Material for this task:
┌──

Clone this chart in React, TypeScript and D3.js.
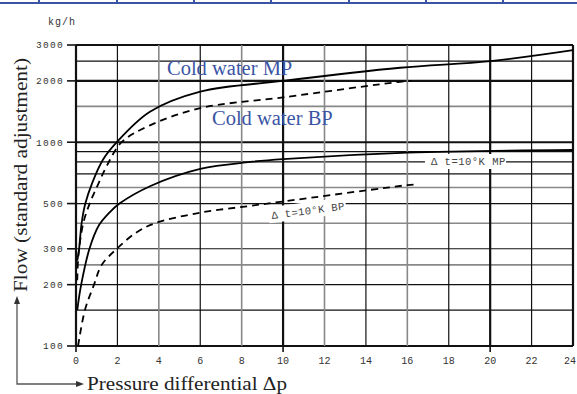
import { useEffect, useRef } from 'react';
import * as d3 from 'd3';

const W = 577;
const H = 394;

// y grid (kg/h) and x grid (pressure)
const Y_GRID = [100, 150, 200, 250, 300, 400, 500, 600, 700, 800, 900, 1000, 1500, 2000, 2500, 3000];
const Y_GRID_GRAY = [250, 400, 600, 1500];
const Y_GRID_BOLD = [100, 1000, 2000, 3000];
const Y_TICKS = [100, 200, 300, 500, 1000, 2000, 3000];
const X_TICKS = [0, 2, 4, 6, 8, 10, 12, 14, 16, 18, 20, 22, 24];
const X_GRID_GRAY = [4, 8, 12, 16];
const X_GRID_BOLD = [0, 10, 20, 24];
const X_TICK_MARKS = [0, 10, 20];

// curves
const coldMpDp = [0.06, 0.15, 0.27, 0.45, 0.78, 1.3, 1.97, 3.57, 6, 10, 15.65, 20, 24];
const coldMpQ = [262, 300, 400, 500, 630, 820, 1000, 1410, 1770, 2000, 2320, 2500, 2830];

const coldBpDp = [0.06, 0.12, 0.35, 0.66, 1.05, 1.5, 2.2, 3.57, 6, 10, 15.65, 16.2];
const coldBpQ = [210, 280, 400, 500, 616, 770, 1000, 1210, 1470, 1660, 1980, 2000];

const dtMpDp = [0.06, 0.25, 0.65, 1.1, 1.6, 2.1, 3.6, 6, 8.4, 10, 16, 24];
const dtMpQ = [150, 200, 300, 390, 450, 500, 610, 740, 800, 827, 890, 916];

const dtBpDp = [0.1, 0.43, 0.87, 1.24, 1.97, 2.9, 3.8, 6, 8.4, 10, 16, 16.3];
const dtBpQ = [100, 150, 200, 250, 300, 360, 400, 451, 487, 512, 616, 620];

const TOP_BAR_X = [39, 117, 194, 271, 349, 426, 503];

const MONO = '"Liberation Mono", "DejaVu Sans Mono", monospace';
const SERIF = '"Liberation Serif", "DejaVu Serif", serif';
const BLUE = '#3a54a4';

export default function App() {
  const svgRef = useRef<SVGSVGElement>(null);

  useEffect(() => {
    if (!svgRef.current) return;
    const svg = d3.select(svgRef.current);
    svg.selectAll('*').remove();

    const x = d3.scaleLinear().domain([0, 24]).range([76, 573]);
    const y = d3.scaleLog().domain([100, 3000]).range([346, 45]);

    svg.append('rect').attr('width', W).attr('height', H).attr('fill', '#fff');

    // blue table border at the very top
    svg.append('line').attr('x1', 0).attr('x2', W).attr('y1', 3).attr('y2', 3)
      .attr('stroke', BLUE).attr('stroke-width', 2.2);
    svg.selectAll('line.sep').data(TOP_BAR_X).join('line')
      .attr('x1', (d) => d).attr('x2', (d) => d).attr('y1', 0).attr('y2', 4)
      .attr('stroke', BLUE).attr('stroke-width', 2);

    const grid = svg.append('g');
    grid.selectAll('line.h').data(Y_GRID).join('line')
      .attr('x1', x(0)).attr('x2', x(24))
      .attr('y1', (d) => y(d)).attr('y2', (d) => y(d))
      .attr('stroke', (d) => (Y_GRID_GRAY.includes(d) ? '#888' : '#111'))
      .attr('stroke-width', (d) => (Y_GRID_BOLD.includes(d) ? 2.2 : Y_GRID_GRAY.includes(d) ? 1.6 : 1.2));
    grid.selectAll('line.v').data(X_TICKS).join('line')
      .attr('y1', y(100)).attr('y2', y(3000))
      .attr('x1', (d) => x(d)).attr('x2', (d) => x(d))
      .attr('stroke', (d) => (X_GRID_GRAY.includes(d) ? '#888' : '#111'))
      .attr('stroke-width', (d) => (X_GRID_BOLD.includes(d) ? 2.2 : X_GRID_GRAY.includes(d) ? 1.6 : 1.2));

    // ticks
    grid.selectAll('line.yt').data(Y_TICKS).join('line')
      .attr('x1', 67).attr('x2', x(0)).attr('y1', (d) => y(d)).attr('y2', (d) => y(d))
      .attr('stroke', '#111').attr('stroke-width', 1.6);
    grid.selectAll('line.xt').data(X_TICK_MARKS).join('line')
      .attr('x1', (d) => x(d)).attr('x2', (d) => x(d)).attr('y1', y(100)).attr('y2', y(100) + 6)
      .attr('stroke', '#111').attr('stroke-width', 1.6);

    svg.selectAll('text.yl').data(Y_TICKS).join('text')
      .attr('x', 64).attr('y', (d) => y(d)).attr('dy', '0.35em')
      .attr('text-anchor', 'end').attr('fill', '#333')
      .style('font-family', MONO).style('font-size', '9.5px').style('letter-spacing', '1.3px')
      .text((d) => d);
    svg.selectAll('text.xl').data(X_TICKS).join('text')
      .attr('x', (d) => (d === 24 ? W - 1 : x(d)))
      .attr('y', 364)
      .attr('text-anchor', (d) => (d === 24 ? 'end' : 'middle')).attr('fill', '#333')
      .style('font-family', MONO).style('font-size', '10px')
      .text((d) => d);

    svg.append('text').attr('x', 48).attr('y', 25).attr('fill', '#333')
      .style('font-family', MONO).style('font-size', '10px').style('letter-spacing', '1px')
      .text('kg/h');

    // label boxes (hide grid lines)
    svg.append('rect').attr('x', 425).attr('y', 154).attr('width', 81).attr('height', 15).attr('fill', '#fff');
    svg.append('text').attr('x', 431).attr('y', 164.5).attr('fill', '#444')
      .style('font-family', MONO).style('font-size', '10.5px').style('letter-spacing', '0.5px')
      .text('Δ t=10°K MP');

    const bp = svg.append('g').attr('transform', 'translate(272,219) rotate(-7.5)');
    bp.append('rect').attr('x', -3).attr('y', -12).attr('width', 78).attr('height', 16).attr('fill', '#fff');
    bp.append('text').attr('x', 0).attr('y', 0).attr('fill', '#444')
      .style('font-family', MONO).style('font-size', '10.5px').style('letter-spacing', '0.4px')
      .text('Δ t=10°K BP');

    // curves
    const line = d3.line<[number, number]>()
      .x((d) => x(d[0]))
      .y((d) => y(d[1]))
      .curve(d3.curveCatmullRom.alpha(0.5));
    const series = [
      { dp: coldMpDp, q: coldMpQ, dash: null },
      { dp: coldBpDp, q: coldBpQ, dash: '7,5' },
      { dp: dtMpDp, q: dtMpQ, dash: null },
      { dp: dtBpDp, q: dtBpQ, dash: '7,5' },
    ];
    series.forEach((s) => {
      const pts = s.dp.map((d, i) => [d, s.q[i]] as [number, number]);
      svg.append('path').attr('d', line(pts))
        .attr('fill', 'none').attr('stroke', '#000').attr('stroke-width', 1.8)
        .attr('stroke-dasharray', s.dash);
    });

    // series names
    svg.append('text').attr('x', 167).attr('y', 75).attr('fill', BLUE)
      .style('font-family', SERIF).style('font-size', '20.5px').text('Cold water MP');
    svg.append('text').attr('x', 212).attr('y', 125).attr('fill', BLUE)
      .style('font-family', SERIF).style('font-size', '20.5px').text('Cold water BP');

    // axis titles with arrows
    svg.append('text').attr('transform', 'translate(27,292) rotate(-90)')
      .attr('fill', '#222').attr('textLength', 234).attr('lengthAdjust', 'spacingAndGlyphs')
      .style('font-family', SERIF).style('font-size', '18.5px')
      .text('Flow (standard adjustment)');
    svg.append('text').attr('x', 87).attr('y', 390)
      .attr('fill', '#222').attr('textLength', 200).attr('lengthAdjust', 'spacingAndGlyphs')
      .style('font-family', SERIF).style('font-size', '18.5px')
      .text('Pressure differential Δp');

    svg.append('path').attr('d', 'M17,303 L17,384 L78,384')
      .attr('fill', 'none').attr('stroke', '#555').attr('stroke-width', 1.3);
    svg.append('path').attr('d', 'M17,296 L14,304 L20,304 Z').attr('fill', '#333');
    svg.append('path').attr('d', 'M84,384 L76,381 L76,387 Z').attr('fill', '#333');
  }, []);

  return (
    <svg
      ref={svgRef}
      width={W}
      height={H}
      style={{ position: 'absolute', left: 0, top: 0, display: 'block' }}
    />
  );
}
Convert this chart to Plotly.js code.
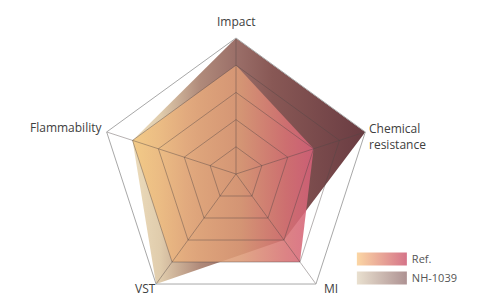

└──

Write out every line from the entries where "chart" appears.

Clone this chart in React, TypeScript and D3.js.
Convert this chart to Plotly.js code.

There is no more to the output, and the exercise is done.